4. Joint Interests with Right of Survivorship

a. If two people hold prop by joint tenancy with right of survivorship OR tenants of the entirety when the first of the two dies then prop passes automatically to survivor

i. If more than two parties hold prop in joint tenancy, at the death of the first to die, the decedent’s share is divided equally among surviving joint tenants

ii. Is non-probate asset

iii. Not restricted to real property → can hold bank accts and brokerage accts in joint tenancy

(a) UPC §6-302 authorizes registration of securities in “beneficiary form” which indicates “the intention of the owners regarding the person who will become the owner of the security upon the death of the owner”

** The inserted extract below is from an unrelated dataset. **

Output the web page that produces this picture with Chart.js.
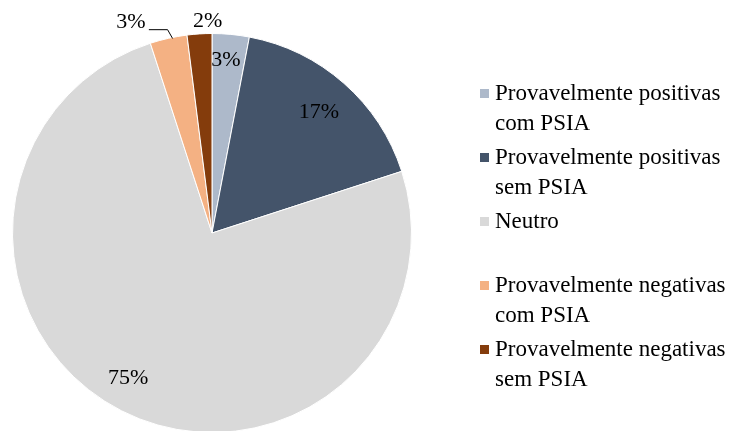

b. Franklin v. Anna National Bank (53)

i. Gen rules for joint interest in banking acct

(a) $ belongs to whoever who deposited it, other party can’t withdraw until right of survivorship kicks in

(1) If either party withdraws more than the proportion they have deposited, other party can have a claim against them

(b) In NY → if deposit $ in joint acct then that is a gift and can’t revoke it

ii. Evidence necessary to overcome presumption of intent to pass proceeds to survivor

(a) Clear and convincing standard that depositor created acct only for convenience OR

(b) Revoked survivorship provision during his lifetime

iii. Joint accts during the depositor’s lifetime: Different uses

(a) Depositor fears that they will be physically incapable of doing their own banking and for convenience reasons wants someone else’s name on acct

(b) Depositor wants to assure the acct passes to joint tenant at depositor’s death without going through probate, BUT depositor doesn’t want to give joint tenant right of withdrawal during depositor’s lifetime

(c) Depositor wants to confer on joint tenant all the rights associated with joint tenancy

iv. POD (Payable on Death) accounts

(a) Depositor doesn’t want to joint tenancy but wants $ to go to someone at death

(b) Cts typically don’t enforce b/c not transferring any interest during depositor’s life, so POD designation is like a will without the formality so won’t enforce

v. UPC: § 6-203: Allows POD or agency designation for one or more people

II. Intestacy

1. Intro

a. Intestacy statutes are mechanism that cts use to distribute property when

i. Decedent dies with no will

ii. Decedent has executed a will but it fails to make a complete disposition of their property b/c

(a) No residual clause (not a complete disposition)

(b) Residual clause invalid → violates rule against perp

(c) Successful will contest and no valid prior will to take effect

b. Policy objective is effectuating intent of decedent

i. Ways to achieve this

(a) Hearing to figure out what dec would have wanted (what they do in China)

(1) waste of time and resources

(b) Intestacy statutes give the disposition of assets that we think a majority of people would want

ii. Why don’t we just have policy of escheating to state if no will?

(a) Excessively punitive

c. Basic definitions, consistent concepts throughout the states

i. When decedent leaves suriviving issue, nobody but spouse and issue are going to take

(a) Issue = Descendants (children, grandchildren)

(1) Spouse is not issue

ii. When decedent leaves no spouse, no issue → parents, grandparents, people you are descended from

iii. Collateral relative = people descended from your ancestors (siblings, nieces, nephews)

iv. p. 67 → table on consanguinity

v. Only blood relatives and surviving spouse inherit

(a) Laughing heir statutes → preclude inheritance by relatives too remote → escheats to state

(b) Some domestic partnership statutes

2. UPC (p. 70)

§ 2-101. Intestate Succession

(a) Any part of a decedent’s estate not effectively disposed of by will passes by intestate succession to the decedent’s heirs as prescribed in this Code, except as modified by the decedent’s will

(b) A decedent by will may expressly exclude or limit the right of an individual or class to succeed to property of the decedent passing by intestate succession. If that individual or a member of that class survives the decedent, the share of the decedent’s intestate estate to which that individual or class would have succeeded passes as if that individual or each member of that class has disclaimed his (or her) intestate share.